**PROVIDED MATERIAL**
═══
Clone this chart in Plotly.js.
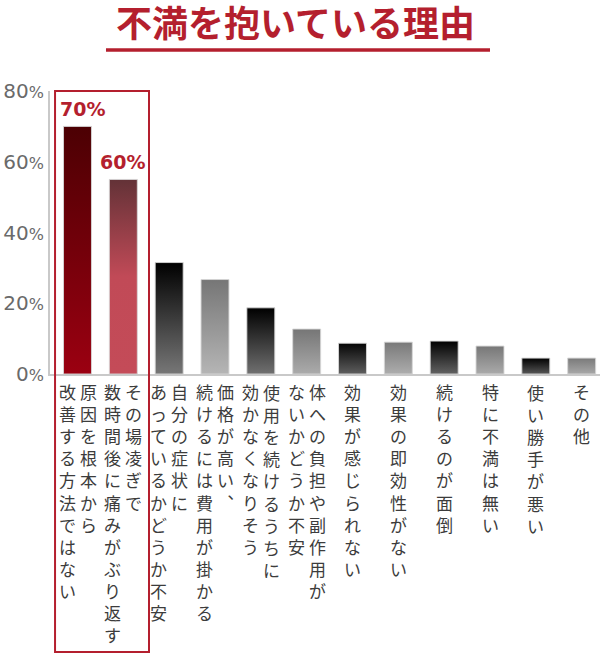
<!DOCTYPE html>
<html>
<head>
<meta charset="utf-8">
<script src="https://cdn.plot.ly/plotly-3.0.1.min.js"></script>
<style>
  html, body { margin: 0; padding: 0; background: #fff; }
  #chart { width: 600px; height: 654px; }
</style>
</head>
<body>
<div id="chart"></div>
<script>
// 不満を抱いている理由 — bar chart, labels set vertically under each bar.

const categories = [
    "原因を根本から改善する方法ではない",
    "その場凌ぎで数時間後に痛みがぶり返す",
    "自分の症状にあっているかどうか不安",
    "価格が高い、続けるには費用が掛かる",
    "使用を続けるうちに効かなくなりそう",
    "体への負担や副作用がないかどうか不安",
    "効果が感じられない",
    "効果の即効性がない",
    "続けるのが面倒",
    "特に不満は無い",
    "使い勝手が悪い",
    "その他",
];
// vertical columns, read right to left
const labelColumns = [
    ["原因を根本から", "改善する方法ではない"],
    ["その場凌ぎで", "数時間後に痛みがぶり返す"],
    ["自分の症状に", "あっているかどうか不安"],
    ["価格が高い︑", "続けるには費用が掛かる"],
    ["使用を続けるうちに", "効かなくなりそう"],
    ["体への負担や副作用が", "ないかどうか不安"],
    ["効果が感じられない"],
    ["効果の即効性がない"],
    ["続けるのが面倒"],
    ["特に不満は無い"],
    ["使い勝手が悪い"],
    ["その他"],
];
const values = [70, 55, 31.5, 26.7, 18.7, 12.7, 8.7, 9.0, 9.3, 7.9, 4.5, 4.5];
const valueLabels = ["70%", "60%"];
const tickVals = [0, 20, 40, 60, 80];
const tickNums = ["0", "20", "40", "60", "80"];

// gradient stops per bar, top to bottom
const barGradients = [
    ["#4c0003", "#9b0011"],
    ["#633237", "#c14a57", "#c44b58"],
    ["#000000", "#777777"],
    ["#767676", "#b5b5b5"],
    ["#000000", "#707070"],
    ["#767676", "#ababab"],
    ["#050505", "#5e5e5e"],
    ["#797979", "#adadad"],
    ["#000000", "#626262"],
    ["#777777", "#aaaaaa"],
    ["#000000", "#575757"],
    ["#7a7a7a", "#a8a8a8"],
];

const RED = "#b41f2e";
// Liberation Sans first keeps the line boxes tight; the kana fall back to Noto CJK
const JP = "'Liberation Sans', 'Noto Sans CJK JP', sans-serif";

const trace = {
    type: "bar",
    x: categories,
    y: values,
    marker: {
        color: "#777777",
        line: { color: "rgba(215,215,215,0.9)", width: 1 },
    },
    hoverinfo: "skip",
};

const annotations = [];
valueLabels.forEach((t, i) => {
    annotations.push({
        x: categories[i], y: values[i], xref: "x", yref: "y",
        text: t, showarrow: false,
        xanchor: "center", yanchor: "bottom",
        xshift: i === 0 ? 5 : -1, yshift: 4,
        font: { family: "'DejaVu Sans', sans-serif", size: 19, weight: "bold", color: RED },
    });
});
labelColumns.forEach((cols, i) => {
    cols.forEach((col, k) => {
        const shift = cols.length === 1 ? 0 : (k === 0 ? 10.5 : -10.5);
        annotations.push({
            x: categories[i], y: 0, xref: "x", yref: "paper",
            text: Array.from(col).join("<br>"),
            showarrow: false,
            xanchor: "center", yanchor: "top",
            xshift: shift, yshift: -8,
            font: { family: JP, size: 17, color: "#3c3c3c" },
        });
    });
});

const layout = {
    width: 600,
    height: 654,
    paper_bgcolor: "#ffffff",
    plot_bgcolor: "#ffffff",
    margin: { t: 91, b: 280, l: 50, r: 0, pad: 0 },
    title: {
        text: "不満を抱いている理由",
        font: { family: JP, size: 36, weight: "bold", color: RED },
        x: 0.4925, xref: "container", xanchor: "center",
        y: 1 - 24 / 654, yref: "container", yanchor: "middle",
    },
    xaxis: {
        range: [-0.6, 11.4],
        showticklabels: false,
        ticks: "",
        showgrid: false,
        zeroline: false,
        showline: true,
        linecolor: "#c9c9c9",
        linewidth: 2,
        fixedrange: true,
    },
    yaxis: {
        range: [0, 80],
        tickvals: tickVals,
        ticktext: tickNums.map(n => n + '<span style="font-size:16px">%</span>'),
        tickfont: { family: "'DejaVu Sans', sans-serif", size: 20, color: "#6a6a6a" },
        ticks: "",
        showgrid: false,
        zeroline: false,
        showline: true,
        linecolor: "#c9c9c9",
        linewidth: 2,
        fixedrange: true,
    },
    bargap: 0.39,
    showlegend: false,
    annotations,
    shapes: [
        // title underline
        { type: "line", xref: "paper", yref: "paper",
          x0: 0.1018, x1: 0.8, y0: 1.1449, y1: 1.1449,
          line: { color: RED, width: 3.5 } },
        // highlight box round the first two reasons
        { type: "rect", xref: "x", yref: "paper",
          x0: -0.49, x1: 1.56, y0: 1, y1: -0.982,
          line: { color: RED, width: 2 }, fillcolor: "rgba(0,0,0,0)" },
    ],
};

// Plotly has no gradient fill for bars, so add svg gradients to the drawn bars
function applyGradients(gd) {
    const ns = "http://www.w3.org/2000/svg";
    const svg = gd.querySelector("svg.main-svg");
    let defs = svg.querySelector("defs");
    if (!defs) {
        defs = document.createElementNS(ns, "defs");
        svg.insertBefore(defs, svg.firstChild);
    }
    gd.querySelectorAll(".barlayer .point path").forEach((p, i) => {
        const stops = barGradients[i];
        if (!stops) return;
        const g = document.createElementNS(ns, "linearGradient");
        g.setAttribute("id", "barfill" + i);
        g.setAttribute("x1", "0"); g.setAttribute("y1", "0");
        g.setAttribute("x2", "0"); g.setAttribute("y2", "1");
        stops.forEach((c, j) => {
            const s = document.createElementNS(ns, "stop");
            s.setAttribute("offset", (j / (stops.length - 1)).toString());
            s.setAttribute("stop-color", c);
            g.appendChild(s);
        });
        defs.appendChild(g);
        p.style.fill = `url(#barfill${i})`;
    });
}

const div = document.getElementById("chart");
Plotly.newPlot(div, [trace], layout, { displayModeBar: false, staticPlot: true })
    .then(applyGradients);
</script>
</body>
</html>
═══
**WORK TO BE COMPLETED**
Repeat only the lines from the beginning of the material through the line containing "under each bar.", both ends kept, leaving pictures out.

**WRITTEN RESPONSE**
Clone this chart in Plotly.js.
<!DOCTYPE html>
<html>
<head>
<meta charset="utf-8">
<script src="https://cdn.plot.ly/plotly-3.0.1.min.js"></script>
<style>
  html, body { margin: 0; padding: 0; background: #fff; }
  #chart { width: 600px; height: 654px; }
</style>
</head>
<body>
<div id="chart"></div>
<script>
// 不満を抱いている理由 — bar chart, labels set vertically under each bar.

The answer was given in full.